# To be done
Retype the material word for word.

# Recorded information

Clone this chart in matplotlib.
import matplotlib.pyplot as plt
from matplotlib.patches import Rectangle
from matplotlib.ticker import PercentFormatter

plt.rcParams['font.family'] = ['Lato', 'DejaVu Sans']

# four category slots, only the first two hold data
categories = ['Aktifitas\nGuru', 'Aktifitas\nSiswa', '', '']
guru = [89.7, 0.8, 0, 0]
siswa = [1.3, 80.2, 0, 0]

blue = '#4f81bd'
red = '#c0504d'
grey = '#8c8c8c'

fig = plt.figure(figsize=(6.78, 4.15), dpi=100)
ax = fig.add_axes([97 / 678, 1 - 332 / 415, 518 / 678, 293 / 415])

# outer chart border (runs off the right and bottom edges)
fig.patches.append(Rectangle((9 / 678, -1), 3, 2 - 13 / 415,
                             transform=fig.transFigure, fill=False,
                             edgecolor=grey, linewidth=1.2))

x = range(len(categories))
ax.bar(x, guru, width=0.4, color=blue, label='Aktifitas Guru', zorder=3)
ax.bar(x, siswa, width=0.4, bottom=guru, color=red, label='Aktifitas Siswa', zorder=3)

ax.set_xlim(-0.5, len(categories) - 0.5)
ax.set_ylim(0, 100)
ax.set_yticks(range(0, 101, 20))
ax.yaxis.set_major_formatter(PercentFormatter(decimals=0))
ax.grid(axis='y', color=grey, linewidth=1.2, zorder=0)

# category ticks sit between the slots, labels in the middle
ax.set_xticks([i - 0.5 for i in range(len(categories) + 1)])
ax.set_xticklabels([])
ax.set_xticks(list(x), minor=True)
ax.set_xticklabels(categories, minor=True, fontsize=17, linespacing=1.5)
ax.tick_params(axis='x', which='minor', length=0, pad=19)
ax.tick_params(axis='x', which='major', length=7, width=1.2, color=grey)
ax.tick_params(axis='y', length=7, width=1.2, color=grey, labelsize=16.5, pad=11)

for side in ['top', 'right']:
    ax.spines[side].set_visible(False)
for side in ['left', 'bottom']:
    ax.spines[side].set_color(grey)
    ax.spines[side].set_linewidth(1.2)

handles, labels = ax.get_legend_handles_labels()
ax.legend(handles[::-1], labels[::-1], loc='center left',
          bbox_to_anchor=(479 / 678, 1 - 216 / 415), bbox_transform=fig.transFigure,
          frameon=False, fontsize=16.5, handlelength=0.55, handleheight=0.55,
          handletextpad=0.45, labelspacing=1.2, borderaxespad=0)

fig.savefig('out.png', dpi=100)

# Complete response
Clone this chart in matplotlib.
import matplotlib.pyplot as plt
from matplotlib.patches import Rectangle
from matplotlib.ticker import PercentFormatter

plt.rcParams['font.family'] = ['Lato', 'DejaVu Sans']

# four category slots, only the first two hold data
categories = ['Aktifitas\nGuru', 'Aktifitas\nSiswa', '', '']
guru = [89.7, 0.8, 0, 0]
siswa = [1.3, 80.2, 0, 0]

blue = '#4f81bd'
red = '#c0504d'
grey = '#8c8c8c'

fig = plt.figure(figsize=(6.78, 4.15), dpi=100)
ax = fig.add_axes([97 / 678, 1 - 332 / 415, 518 / 678, 293 / 415])

# outer chart border (runs off the right and bottom edges)
fig.patches.append(Rectangle((9 / 678, -1), 3, 2 - 13 / 415,
                             transform=fig.transFigure, fill=False,
                             edgecolor=grey, linewidth=1.2))

x = range(len(categories))
ax.bar(x, guru, width=0.4, color=blue, label='Aktifitas Guru', zorder=3)
ax.bar(x, siswa, width=0.4, bottom=guru, color=red, label='Aktifitas Siswa', zorder=3)

ax.set_xlim(-0.5, len(categories) - 0.5)
ax.set_ylim(0, 100)
ax.set_yticks(range(0, 101, 20))
ax.yaxis.set_major_formatter(PercentFormatter(decimals=0))
ax.grid(axis='y', color=grey, linewidth=1.2, zorder=0)

# category ticks sit between the slots, labels in the middle
ax.set_xticks([i - 0.5 for i in range(len(categories) + 1)])
ax.set_xticklabels([])
ax.set_xticks(list(x), minor=True)
ax.set_xticklabels(categories, minor=True, fontsize=17, linespacing=1.5)
ax.tick_params(axis='x', which='minor', length=0, pad=19)
ax.tick_params(axis='x', which='major', length=7, width=1.2, color=grey)
ax.tick_params(axis='y', length=7, width=1.2, color=grey, labelsize=16.5, pad=11)

for side in ['top', 'right']:
    ax.spines[side].set_visible(False)
for side in ['left', 'bottom']:
    ax.spines[side].set_color(grey)
    ax.spines[side].set_linewidth(1.2)

handles, labels = ax.get_legend_handles_labels()
ax.legend(handles[::-1], labels[::-1], loc='center left',
          bbox_to_anchor=(479 / 678, 1 - 216 / 415), bbox_transform=fig.transFigure,
          frameon=False, fontsize=16.5, handlelength=0.55, handleheight=0.55,
          handletextpad=0.45, labelspacing=1.2, borderaxespad=0)

fig.savefig('out.png', dpi=100)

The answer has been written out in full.